At the same time, at least one report suggests ChatGPT has surpassed the all-important 1B MAU mark – though the company has yet to officially announce it. While it remains record-breaking growth, a number of reports suggested that they were hoping to hit the mark by the end of last year. Doing so six months into this year suggests growth that is slowing, of course. Also not great: the fact that Google just announced the 900M MAU mark for Gemini at I/O last month.
Anthropic is attacking the business while Google is attacking the usage. So yeah, something had to change.
Given that timetable, they’ll also likely be battling their old friend Microsoft on the “super app” front. Probably Google as well, depending on how long it takes them to pull their agents and coding tools into the Gemini app.
The “apps from external partners” element is interesting, the report goes a bit more into that further down:
In other words, anyone partnering with OpenAI on this launch better prepare to be relegated back into the background eventually. But for now, this new “Super” ChatGPT will seemingly try to lean on partners for all it can do out-of-the-box beyond the things Claude may already be doing for you. Yes, we’re still trying to make App Stores happen, in a way.

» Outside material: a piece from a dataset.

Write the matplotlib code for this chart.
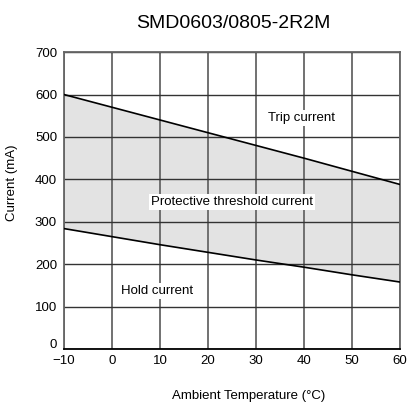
import matplotlib
matplotlib.use("Agg")
import matplotlib.pyplot as plt
from matplotlib.transforms import ScaledTranslation

temps = [-10, 0, 10, 20, 30, 40, 50, 60]
trip_current = [600, 570, 540, 510, 480, 450, 419, 388]
hold_current = [284, 265, 246, 228, 210, 193, 175, 158]
xticks = [-10, 0, 10, 20, 30, 40, 50, 60]
yticks = [0, 100, 200, 300, 400, 500, 600, 700]

plt.rcParams['font.family'] = ['Liberation Sans', 'DejaVu Sans']

fig = plt.figure(figsize=(4.09, 4.04), dpi=100)
ax = fig.add_axes([0.1565, 0.136, 0.8215, 0.735])

ax.fill_between(temps, hold_current, trip_current, color='#e3e3e3', zorder=1, linewidth=0)
for xv in xticks:
    ax.axvline(xv, color='#666666', lw=1.3, zorder=2)
for yv in yticks:
    ax.axhline(yv, color='#333333', lw=1.0, zorder=2)
ax.plot(temps, trip_current, color='black', lw=1.2, zorder=3)
ax.plot(temps, hold_current, color='black', lw=1.2, zorder=3)

ax.set_xlim(-10, 60)
ax.set_ylim(0, 700)
ax.set_xticks(xticks)
ax.set_xticklabels(['\u221210'] + [str(v) for v in xticks[1:]])
ax.set_yticks(yticks)
ax.tick_params(length=0, labelsize=9.5)
ax.tick_params(axis='y', pad=5)
ax.tick_params(axis='x', pad=4)
# lift the "0" y tick label slightly, as in the reference
lbl0 = ax.get_yticklabels()[0]
lbl0.set_transform(lbl0.get_transform() + ScaledTranslation(0, 6 / 100, fig.dpi_scale_trans))
for s in ['top', 'right', 'left']:
    ax.spines[s].set_color('#666666')
    ax.spines[s].set_linewidth(1.3)
ax.spines['bottom'].set_color('black')
ax.spines['bottom'].set_linewidth(1.3)

bbox = dict(facecolor='white', edgecolor='none', pad=1.5)
ax.text(39.5, 545, 'Trip current', fontsize=9.5, ha='center', va='center', bbox=bbox, zorder=4)
ax.text(25, 346, 'Protective threshold current', fontsize=9.5, ha='center', va='center', bbox=bbox, zorder=4)
ax.text(9.4, 137, 'Hold current', fontsize=9.5, ha='center', va='center', bbox=bbox, zorder=4)

fig.text(0.57, 0.943, 'SMD0603/0805-2R2M', fontsize=14, ha='center', va='center')
fig.text(0.609, 0.02, 'Ambient Temperature (\u00b0C)', fontsize=9.5, ha='center', va='center')
fig.text(0.03, 1 - 183 / 404, 'Current (mA)', fontsize=9.5, ha='center', va='center', rotation=90)

fig.savefig('out.png', dpi=100)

To reiterate, that’s a current OpenAI exec speaking on-the-record about these changes. And his comments also suggest a move beyond the chatbot but also that the company believes we may yet enter a world of “one AI to rule them all” – something I’ve explored more recently in thinking about if the AI world might play out in a similar manner to the old “bring your own device” strategy in enterprise. Is your personal AI going to be so ingrained in your life that it’s also just most convenient to use it as your work AI?
OpenAI sure seems to think so! Of course, the opposite might be true (or so Microsoft undoubtedly hopes).
Yeah, two roads diverged… until they suddenly converged when it became clear which was the better road.
Speaking of, I can’t help but continue to think that the real risk here for OpenAI is in morphing ChatGPT from this consumer-facing phenomenon into this more enterprise-focused business. They wouldn’t frame it that way, of course – again, one AI to rule them all, and all that – but this “super app” could certainly muddle the message of what exactly ChatGPT is.
Given the killer quote above, is it reasonable to think they might now even call such an app “ChatGPT” anymore? I mean, that would be truly crazy given that it has basically become the “Kleenex” brand of AI (no matter what Microsoft may think – lol).